DATA SHOWN ▸
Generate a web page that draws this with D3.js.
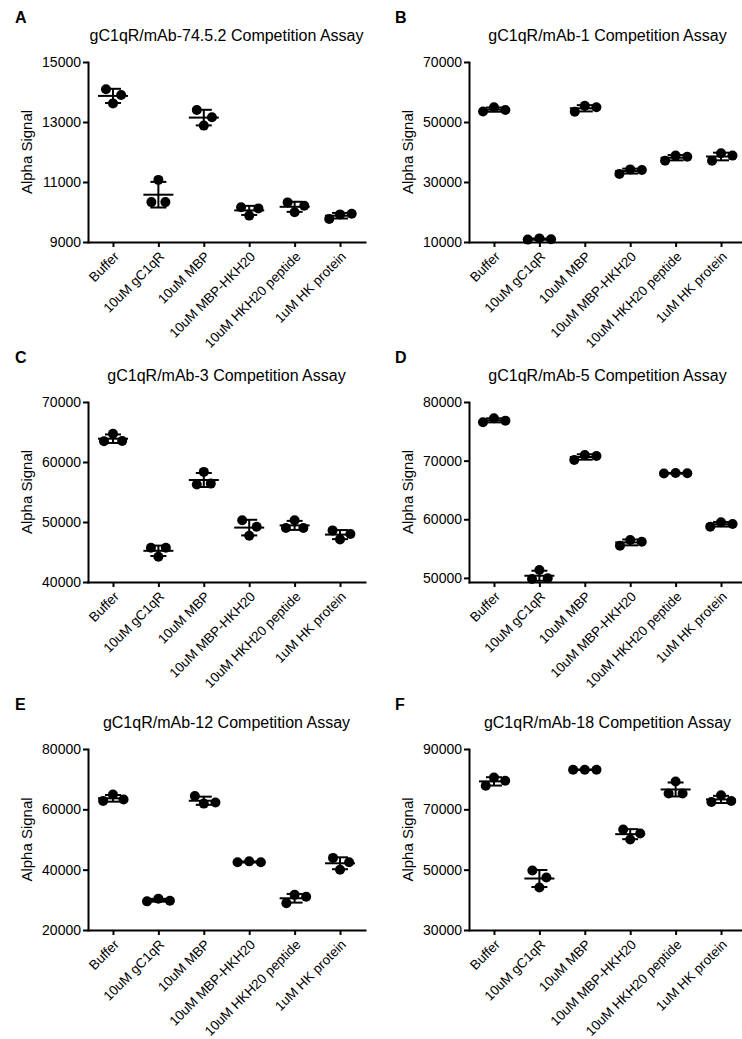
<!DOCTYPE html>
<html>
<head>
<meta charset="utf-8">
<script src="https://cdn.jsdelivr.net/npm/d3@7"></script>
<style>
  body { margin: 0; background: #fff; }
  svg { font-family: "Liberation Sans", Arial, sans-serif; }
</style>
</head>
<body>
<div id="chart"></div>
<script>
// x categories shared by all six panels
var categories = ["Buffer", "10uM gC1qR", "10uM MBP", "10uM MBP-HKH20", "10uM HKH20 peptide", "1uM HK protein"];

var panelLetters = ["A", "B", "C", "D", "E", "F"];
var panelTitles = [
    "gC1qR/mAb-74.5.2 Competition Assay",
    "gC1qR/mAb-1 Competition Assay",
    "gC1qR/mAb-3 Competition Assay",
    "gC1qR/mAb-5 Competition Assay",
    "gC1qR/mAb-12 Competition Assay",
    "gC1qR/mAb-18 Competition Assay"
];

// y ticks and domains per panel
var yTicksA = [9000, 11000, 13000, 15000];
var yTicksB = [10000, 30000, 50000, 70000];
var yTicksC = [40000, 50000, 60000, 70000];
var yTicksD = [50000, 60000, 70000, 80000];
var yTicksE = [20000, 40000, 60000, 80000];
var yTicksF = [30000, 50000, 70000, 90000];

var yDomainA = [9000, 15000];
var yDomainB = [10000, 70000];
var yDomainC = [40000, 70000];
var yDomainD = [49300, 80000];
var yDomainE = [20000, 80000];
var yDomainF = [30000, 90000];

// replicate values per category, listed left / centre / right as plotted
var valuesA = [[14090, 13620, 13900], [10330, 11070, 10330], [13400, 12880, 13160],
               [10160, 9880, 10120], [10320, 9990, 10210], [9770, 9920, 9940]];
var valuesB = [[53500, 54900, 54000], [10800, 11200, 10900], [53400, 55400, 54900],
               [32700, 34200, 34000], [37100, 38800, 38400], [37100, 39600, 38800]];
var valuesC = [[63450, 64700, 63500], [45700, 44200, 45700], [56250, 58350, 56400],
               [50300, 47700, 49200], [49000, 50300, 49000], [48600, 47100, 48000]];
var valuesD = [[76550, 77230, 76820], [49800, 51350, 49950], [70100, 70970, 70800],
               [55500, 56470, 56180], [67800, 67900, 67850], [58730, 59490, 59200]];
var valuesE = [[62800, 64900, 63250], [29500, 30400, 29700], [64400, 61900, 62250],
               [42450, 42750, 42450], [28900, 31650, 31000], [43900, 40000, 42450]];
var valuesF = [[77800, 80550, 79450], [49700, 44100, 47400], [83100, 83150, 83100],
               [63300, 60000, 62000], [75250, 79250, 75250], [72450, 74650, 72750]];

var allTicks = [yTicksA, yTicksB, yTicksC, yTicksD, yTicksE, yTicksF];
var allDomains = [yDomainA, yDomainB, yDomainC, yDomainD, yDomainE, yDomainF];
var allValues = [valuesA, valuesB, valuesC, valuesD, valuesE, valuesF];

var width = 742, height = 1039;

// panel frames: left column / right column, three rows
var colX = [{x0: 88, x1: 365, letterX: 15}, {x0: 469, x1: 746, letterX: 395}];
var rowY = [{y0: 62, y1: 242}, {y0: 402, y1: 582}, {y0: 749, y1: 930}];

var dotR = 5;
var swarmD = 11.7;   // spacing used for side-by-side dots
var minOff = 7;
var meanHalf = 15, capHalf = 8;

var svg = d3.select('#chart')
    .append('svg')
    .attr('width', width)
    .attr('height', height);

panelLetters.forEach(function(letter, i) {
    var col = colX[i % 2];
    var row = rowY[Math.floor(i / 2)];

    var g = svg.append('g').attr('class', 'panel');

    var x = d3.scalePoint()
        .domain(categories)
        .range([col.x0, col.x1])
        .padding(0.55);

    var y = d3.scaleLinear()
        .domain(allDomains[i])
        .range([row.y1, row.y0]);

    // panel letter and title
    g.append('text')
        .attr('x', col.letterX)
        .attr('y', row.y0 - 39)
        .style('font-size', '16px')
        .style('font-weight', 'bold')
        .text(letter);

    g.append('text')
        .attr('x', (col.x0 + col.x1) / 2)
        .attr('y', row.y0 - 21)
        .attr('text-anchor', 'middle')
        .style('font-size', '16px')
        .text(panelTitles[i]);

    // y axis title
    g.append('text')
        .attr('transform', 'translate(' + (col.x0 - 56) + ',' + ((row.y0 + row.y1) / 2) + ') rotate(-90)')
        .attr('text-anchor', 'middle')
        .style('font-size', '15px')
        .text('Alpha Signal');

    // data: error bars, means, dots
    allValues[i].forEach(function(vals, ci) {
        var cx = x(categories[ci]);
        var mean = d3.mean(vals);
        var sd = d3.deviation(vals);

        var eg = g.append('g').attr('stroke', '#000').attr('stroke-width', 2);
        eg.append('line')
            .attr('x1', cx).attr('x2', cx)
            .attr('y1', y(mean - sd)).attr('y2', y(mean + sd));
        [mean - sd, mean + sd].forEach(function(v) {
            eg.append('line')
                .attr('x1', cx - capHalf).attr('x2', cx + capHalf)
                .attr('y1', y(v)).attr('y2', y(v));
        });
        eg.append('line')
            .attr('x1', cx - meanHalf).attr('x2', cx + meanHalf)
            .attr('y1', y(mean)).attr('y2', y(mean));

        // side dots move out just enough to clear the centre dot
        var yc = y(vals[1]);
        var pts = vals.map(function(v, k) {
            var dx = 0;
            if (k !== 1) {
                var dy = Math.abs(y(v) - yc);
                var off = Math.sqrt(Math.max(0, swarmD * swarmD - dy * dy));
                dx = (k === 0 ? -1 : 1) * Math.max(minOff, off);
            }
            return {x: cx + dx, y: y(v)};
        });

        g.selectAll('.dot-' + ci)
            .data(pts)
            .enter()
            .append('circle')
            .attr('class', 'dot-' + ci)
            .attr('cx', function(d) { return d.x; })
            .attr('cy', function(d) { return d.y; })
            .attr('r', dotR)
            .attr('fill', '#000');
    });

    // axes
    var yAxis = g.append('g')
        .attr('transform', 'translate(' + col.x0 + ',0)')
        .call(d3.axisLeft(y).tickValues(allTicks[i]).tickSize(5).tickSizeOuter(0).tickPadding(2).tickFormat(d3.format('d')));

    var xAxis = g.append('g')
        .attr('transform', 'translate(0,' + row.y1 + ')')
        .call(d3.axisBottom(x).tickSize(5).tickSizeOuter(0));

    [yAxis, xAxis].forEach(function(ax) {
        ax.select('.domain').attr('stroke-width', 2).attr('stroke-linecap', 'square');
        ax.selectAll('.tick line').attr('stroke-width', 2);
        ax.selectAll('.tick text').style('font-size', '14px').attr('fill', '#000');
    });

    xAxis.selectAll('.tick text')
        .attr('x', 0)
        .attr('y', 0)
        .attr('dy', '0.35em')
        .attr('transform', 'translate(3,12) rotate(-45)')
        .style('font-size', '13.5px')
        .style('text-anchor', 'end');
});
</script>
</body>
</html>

GIVEN TASK ▸ Print out the whole of the material word for word, without pictures.

RESULT ▸
Generate a web page that draws this with D3.js.
<!DOCTYPE html>
<html>
<head>
<meta charset="utf-8">
<script src="https://cdn.jsdelivr.net/npm/d3@7"></script>
<style>
  body { margin: 0; background: #fff; }
  svg { font-family: "Liberation Sans", Arial, sans-serif; }
</style>
</head>
<body>
<div id="chart"></div>
<script>
// x categories shared by all six panels
var categories = ["Buffer", "10uM gC1qR", "10uM MBP", "10uM MBP-HKH20", "10uM HKH20 peptide", "1uM HK protein"];

var panelLetters = ["A", "B", "C", "D", "E", "F"];
var panelTitles = [
    "gC1qR/mAb-74.5.2 Competition Assay",
    "gC1qR/mAb-1 Competition Assay",
    "gC1qR/mAb-3 Competition Assay",
    "gC1qR/mAb-5 Competition Assay",
    "gC1qR/mAb-12 Competition Assay",
    "gC1qR/mAb-18 Competition Assay"
];

// y ticks and domains per panel
var yTicksA = [9000, 11000, 13000, 15000];
var yTicksB = [10000, 30000, 50000, 70000];
var yTicksC = [40000, 50000, 60000, 70000];
var yTicksD = [50000, 60000, 70000, 80000];
var yTicksE = [20000, 40000, 60000, 80000];
var yTicksF = [30000, 50000, 70000, 90000];

var yDomainA = [9000, 15000];
var yDomainB = [10000, 70000];
var yDomainC = [40000, 70000];
var yDomainD = [49300, 80000];
var yDomainE = [20000, 80000];
var yDomainF = [30000, 90000];

// replicate values per category, listed left / centre / right as plotted
var valuesA = [[14090, 13620, 13900], [10330, 11070, 10330], [13400, 12880, 13160],
               [10160, 9880, 10120], [10320, 9990, 10210], [9770, 9920, 9940]];
var valuesB = [[53500, 54900, 54000], [10800, 11200, 10900], [53400, 55400, 54900],
               [32700, 34200, 34000], [37100, 38800, 38400], [37100, 39600, 38800]];
var valuesC = [[63450, 64700, 63500], [45700, 44200, 45700], [56250, 58350, 56400],
               [50300, 47700, 49200], [49000, 50300, 49000], [48600, 47100, 48000]];
var valuesD = [[76550, 77230, 76820], [49800, 51350, 49950], [70100, 70970, 70800],
               [55500, 56470, 56180], [67800, 67900, 67850], [58730, 59490, 59200]];
var valuesE = [[62800, 64900, 63250], [29500, 30400, 29700], [64400, 61900, 62250],
               [42450, 42750, 42450], [28900, 31650, 31000], [43900, 40000, 42450]];
var valuesF = [[77800, 80550, 79450], [49700, 44100, 47400], [83100, 83150, 83100],
               [63300, 60000, 62000], [75250, 79250, 75250], [72450, 74650, 72750]];

var allTicks = [yTicksA, yTicksB, yTicksC, yTicksD, yTicksE, yTicksF];
var allDomains = [yDomainA, yDomainB, yDomainC, yDomainD, yDomainE, yDomainF];
var allValues = [valuesA, valuesB, valuesC, valuesD, valuesE, valuesF];

var width = 742, height = 1039;

// panel frames: left column / right column, three rows
var colX = [{x0: 88, x1: 365, letterX: 15}, {x0: 469, x1: 746, letterX: 395}];
var rowY = [{y0: 62, y1: 242}, {y0: 402, y1: 582}, {y0: 749, y1: 930}];

var dotR = 5;
var swarmD = 11.7;   // spacing used for side-by-side dots
var minOff = 7;
var meanHalf = 15, capHalf = 8;

var svg = d3.select('#chart')
    .append('svg')
    .attr('width', width)
    .attr('height', height);

panelLetters.forEach(function(letter, i) {
    var col = colX[i % 2];
    var row = rowY[Math.floor(i / 2)];

    var g = svg.append('g').attr('class', 'panel');

    var x = d3.scalePoint()
        .domain(categories)
        .range([col.x0, col.x1])
        .padding(0.55);

    var y = d3.scaleLinear()
        .domain(allDomains[i])
        .range([row.y1, row.y0]);

    // panel letter and title
    g.append('text')
        .attr('x', col.letterX)
        .attr('y', row.y0 - 39)
        .style('font-size', '16px')
        .style('font-weight', 'bold')
        .text(letter);

    g.append('text')
        .attr('x', (col.x0 + col.x1) / 2)
        .attr('y', row.y0 - 21)
        .attr('text-anchor', 'middle')
        .style('font-size', '16px')
        .text(panelTitles[i]);

    // y axis title
    g.append('text')
        .attr('transform', 'translate(' + (col.x0 - 56) + ',' + ((row.y0 + row.y1) / 2) + ') rotate(-90)')
        .attr('text-anchor', 'middle')
        .style('font-size', '15px')
        .text('Alpha Signal');

    // data: error bars, means, dots
    allValues[i].forEach(function(vals, ci) {
        var cx = x(categories[ci]);
        var mean = d3.mean(vals);
        var sd = d3.deviation(vals);

        var eg = g.append('g').attr('stroke', '#000').attr('stroke-width', 2);
        eg.append('line')
            .attr('x1', cx).attr('x2', cx)
            .attr('y1', y(mean - sd)).attr('y2', y(mean + sd));
        [mean - sd, mean + sd].forEach(function(v) {
            eg.append('line')
                .attr('x1', cx - capHalf).attr('x2', cx + capHalf)
                .attr('y1', y(v)).attr('y2', y(v));
        });
        eg.append('line')
            .attr('x1', cx - meanHalf).attr('x2', cx + meanHalf)
            .attr('y1', y(mean)).attr('y2', y(mean));

        // side dots move out just enough to clear the centre dot
        var yc = y(vals[1]);
        var pts = vals.map(function(v, k) {
            var dx = 0;
            if (k !== 1) {
                var dy = Math.abs(y(v) - yc);
                var off = Math.sqrt(Math.max(0, swarmD * swarmD - dy * dy));
                dx = (k === 0 ? -1 : 1) * Math.max(minOff, off);
            }
            return {x: cx + dx, y: y(v)};
        });

        g.selectAll('.dot-' + ci)
            .data(pts)
            .enter()
            .append('circle')
            .attr('class', 'dot-' + ci)
            .attr('cx', function(d) { return d.x; })
            .attr('cy', function(d) { return d.y; })
            .attr('r', dotR)
            .attr('fill', '#000');
    });

    // axes
    var yAxis = g.append('g')
        .attr('transform', 'translate(' + col.x0 + ',0)')
        .call(d3.axisLeft(y).tickValues(allTicks[i]).tickSize(5).tickSizeOuter(0).tickPadding(2).tickFormat(d3.format('d')));

    var xAxis = g.append('g')
        .attr('transform', 'translate(0,' + row.y1 + ')')
        .call(d3.axisBottom(x).tickSize(5).tickSizeOuter(0));

    [yAxis, xAxis].forEach(function(ax) {
        ax.select('.domain').attr('stroke-width', 2).attr('stroke-linecap', 'square');
        ax.selectAll('.tick line').attr('stroke-width', 2);
        ax.selectAll('.tick text').style('font-size', '14px').attr('fill', '#000');
    });

    xAxis.selectAll('.tick text')
        .attr('x', 0)
        .attr('y', 0)
        .attr('dy', '0.35em')
        .attr('transform', 'translate(3,12) rotate(-45)')
        .style('font-size', '13.5px')
        .style('text-anchor', 'end');
});
</script>
</body>
</html>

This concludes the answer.